Partway through the process, Jim took over as lead designer. With a background in structural steel and previous experience designing and building two homes, the process came naturally to him, explains Jeremiah Young, whose design firm Kibler & Kirch was retained as a sounding board to help execute the interiors. Working with senior interior designer Rosina Kastelitz, and builder Tom Quick of T.L. Quick Construction, Young says the project was designed as they went. “This was a truly collaborative effort and was done almost as a design-build project,” he says. The house has many original creative touches, including a barrel-vaulted brick wine cellar; a literal cave made from boulders with hide-covered areas for seating, a fireplace, and a glass wall looking toward an outdoor waterfall; and a powder room lit by a sheep-horn sconce, with a vanity made from a tree stump and topped by a stone sink.
But it’s art that defines the interiors: paintings both old and recent, sculpture, Native American artifacts, and one-of-a-kind craftsman-made furnishings and lighting pieces. An 1874 painting of a bison herd by Henry H. Cross occupies pride of place in the great room, and a Dave McGary bronze of a Native American anchors the end of the hallway leading to the master bedroom.
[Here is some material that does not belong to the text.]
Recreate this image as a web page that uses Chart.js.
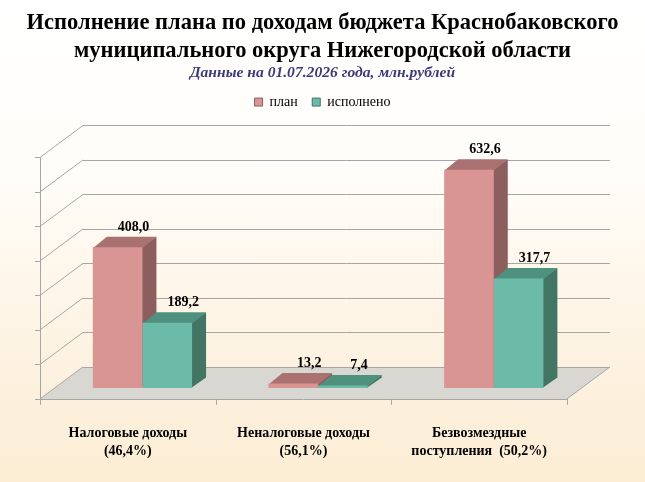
<!DOCTYPE html>
<html>
<head>
<meta charset="utf-8">
<script src="https://cdn.jsdelivr.net/npm/chart.js@4.4.1/dist/chart.umd.min.js"></script>
<style>
  html, body { margin: 0; padding: 0; }
  body { width: 645px; height: 482px; background: linear-gradient(to bottom, #ffffff 0%, #fffdf9 35%, #fdf3e3 70%, #fcedd4 100%); overflow: hidden; }
  #wrap { position: relative; width: 645px; height: 482px; }
</style>
</head>
<body>
<div id="wrap"><canvas id="c" width="645" height="482"></canvas></div>
<script>
const categories = [
  ["Налоговые доходы", "(46,4%)"],
  ["Неналоговые доходы", "(56,1%)"],
  ["Безвозмездные", "поступления  (50,2%)"]
];
const planValues = [408.0, 13.2, 632.6];
const doneValues = [189.2, 7.4, 317.7];
const seriesNames = ["план", "исполнено"];
const yTicks = [0, 100, 200, 300, 400, 500, 600, 700];

const SERIF = "'Liberation Serif', 'Times New Roman', serif";
// depth of plot box (front -> back) and bar plane fraction
const DEPTH = {dx: 43, dy: -32};
const BARF = 0.34;
const BARDEPTH = {dx: 14, dy: -10.5};

const palette = [
  {front: '#d99594', edge: '#c88280', top: '#a97170', side: '#8c5f5e'},
  {front: '#6bbba8', edge: '#58a592', top: '#4e917e', side: '#437565'}
];

function frontGradient(ctx, i) {
  const c = ctx.chart.ctx;
  const el = ctx.element;
  const p = palette[i];
  if (!el || !isFinite(el.x) || !isFinite(el.width)) return p.front;
  const x0 = el.x - el.width / 2, x1 = el.x + el.width / 2;
  const g = c.createLinearGradient(x0, 0, x1, 0);
  g.addColorStop(0, p.edge);
  g.addColorStop(0.12, p.front);
  g.addColorStop(0.88, p.front);
  g.addColorStop(1, p.edge);
  return g;
}

const fmt = v => v.toFixed(1).replace('.', ',');

const frame3d = {
  id: 'frame3d',
  beforeDatasetsDraw(chart) {
    const ctx = chart.ctx;
    const y = chart.scales.y;
    const ca = chart.chartArea;
    const fdx = -DEPTH.dx * BARF, fdy = -DEPTH.dy * BARF;         // bar plane -> front
    const bdx = DEPTH.dx * (1 - BARF), bdy = DEPTH.dy * (1 - BARF); // bar plane -> back
    const fl = ca.left + fdx, fr = ca.right + fdx;
    const bl = ca.left + bdx, br = ca.right + bdx;
    const y0 = y.getPixelForValue(0);
    ctx.save();
    // floor
    ctx.fillStyle = '#d9d7d1';
    ctx.beginPath();
    ctx.moveTo(fl, y0 + fdy);
    ctx.lineTo(fr, y0 + fdy);
    ctx.lineTo(br, y0 + bdy);
    ctx.lineTo(bl, y0 + bdy);
    ctx.closePath();
    ctx.fill();
    ctx.strokeStyle = '#a6a6a6';
    ctx.lineWidth = 1;
    ctx.beginPath();
    ctx.moveTo(fr, y0 + fdy);
    ctx.lineTo(br, y0 + bdy);
    ctx.stroke();
    // back gridlines + left wall lines
    yTicks.forEach(v => {
      const py = y.getPixelForValue(v);
      ctx.beginPath();
      ctx.moveTo(bl, Math.round(py + bdy) + 0.5);
      ctx.lineTo(br, Math.round(py + bdy) + 0.5);
      ctx.moveTo(fl, py + fdy);
      ctx.lineTo(bl, py + bdy);
      ctx.moveTo(fl - 5, Math.round(py + fdy) + 0.5);
      ctx.lineTo(fl, Math.round(py + fdy) + 0.5);
      ctx.stroke();
    });
    // left axis
    const top = y.getPixelForValue(yTicks[yTicks.length - 1]);
    ctx.beginPath();
    ctx.moveTo(Math.round(fl) + 0.5, top + fdy);
    ctx.lineTo(Math.round(fl) + 0.5, y0 + fdy);
    // bottom axis
    ctx.moveTo(fl, Math.round(y0 + fdy) + 0.5);
    ctx.lineTo(fr, Math.round(y0 + fdy) + 0.5);
    // category ticks
    const n = categories.length;
    for (let i = 0; i <= n; i++) {
      const px = Math.round(ca.left + (ca.right - ca.left) * i / n + fdx) + 0.5;
      ctx.moveTo(px, y0 + fdy);
      ctx.lineTo(px, y0 + fdy + 6);
    }
    ctx.stroke();

    // 3D side and top faces of the bars (fronts are drawn by Chart.js on top)
    chart.data.datasets.forEach((ds, di) => {
      const p = palette[di];
      chart.getDatasetMeta(di).data.forEach(el => {
        const x0 = el.x - el.width / 2, x1 = el.x + el.width / 2;
        const t = el.y, b = el.base;
        const dx = BARDEPTH.dx, dy = BARDEPTH.dy;
        ctx.fillStyle = p.side;
        ctx.beginPath();
        ctx.moveTo(x1 - 1, b);
        ctx.lineTo(x1 + dx, b + dy);
        ctx.lineTo(x1 + dx, t + dy);
        ctx.lineTo(x1 - 1, t);
        ctx.closePath();
        ctx.fill();
        ctx.fillStyle = p.top;
        ctx.beginPath();
        ctx.moveTo(x0, t + 1);
        ctx.lineTo(x1, t + 1);
        ctx.lineTo(x1 + dx, t + dy);
        ctx.lineTo(x0 + dx, t + dy);
        ctx.closePath();
        ctx.fill();
      });
    });
    ctx.restore();
  },
  afterDatasetsDraw(chart) {
    const ctx = chart.ctx;
    ctx.save();
    ctx.fillStyle = '#000000';
    ctx.font = "bold 14px " + SERIF;
    ctx.textAlign = 'center';
    ctx.textBaseline = 'middle';
    chart.data.datasets.forEach((ds, di) => {
      const meta = chart.getDatasetMeta(di);
      meta.data.forEach((el, j) => {
        ctx.fillText(fmt(ds.data[j]), el.x + 16, el.y - 20);
      });
    });
    ctx.restore();
  }
};

const hiddenAxis = {
  display: true,
  grid: { display: false },
  border: { display: false },
  ticks: { display: false }
};

new Chart(document.getElementById('c'), {
  type: 'bar',
  data: {
    labels: categories,
    datasets: [
      {
        label: seriesNames[0],
        data: planValues,
        backgroundColor: ctx => frontGradient(ctx, 0),
        borderWidth: 0,
        categoryPercentage: 0.565,
        barPercentage: 1.0
      },
      {
        label: seriesNames[1],
        data: doneValues,
        backgroundColor: ctx => frontGradient(ctx, 1),
        borderWidth: 0,
        categoryPercentage: 0.565,
        barPercentage: 1.0
      }
    ]
  },
  options: {
    responsive: false,
    animation: false,
    devicePixelRatio: 1,
    layout: { padding: 0 },
    plugins: {
      title: {
        display: true,
        text: ["Исполнение плана по доходам бюджета Краснобаковского", "муниципального округа Нижегородской области"],
        color: '#000000',
        font: { family: SERIF, size: 22.5, weight: 'bold', lineHeight: 1.244 },
        padding: { top: 9.5, bottom: 0 }
      },
      subtitle: {
        display: true,
        text: "Данные на 01.07.2026 года, млн.рублей",
        color: '#3d3a78',
        font: { family: SERIF, size: 15.6, weight: 'bold', style: 'italic', lineHeight: 1.0 },
        padding: { top: -0.5, bottom: 0 }
      },
      legend: {
        display: true,
        position: 'top',
        labels: {
          color: '#000000',
          font: { family: SERIF, size: 14 },
          boxWidth: 8,
          boxHeight: 8,
          padding: 14.5,
          generateLabels: chart => chart.data.datasets.map((ds, i) => ({
            text: ds.label,
            fillStyle: palette[i].front,
            strokeStyle: palette[i].side,
            lineWidth: 1,
            datasetIndex: i,
            hidden: false
          }))
        }
      },
      tooltip: { enabled: false }
    },
    scales: {
      x: {
        position: 'bottom',
        grid: { display: false },
        border: { display: false },
        ticks: {
          color: '#000000',
          font: { family: SERIF, size: 14, weight: 'bold', lineHeight: 1.286 },
          padding: 28,
          labelOffset: -14.6,
          maxRotation: 0,
          autoSkip: false
        },
        afterFit: s => { s.height = 94; }
      },
      xTop: Object.assign({}, hiddenAxis, {
        type: 'category',
        labels: categories.map(() => ''),
        position: 'top',
        afterFit: s => { s.height = 27.5; }
      }),
      y: Object.assign({}, hiddenAxis, {
        position: 'left',
        min: 0,
        max: 700,
        afterFit: s => { s.width = 54.6; }
      }),
      yRight: Object.assign({}, hiddenAxis, {
        type: 'linear',
        position: 'right',
        min: 0,
        max: 700,
        afterFit: s => { s.width = 63.4; }
      })
    }
  },
  plugins: [frame3d]
});
</script>
</body>
</html>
Numerous works by contemporary Western artists, many of whom have become personal friends of the Dagers, are intermixed with paintings by Jim himself.
The move to Cody, Jim explains, prompted the realization of another longtime aspiration. “One of my goals when I retired, was to get into art. I always wanted to learn to paint, and this is the perfect place to do it.” Primarily a landscape painter, Jim has tackled other subjects as well, including a portrait of local legend Buffalo Bill, and, for the saloon, a nude, because, he notes, ”Every saloon needs a nude.”
There is one wall which has not been filled up with art, says Young, who’s also a gallerist at Stapleton Gallery in Billings and an art aficionado. Since moving to Cody, Jim paints all the time, says Young. “He’s learning, progressing, and becoming a really good painter. That bedroom wall will one day be filled with his artwork. For now, they’re in no rush,” he says.
The success of the Dagers’ home, given its location and size, demonstrates the importance of being intentional in the building process and respectful of the site. “This was a labor of love for Jim and Ginger,” Young says. “It was very ambitious to have built up there, but they did it as well as it could possibly have been done and as sensitively to the land as they could. They did a magnificent job of letting it rest on the mountain in an elegant way. This house is a reflection of their collection, and they’ll continue to acquire more pieces from the artists who live and work in this part of the world.”
And when Jim Dager sits in his art-filled, aerie-like studio, dabbing paint on canvas and watching wildlife or contemplating the mountain views, he marvels at the coming-full-circle nature of his journey. “It’s like one of those stories about fate,” he says. “It’s just unbelievable.”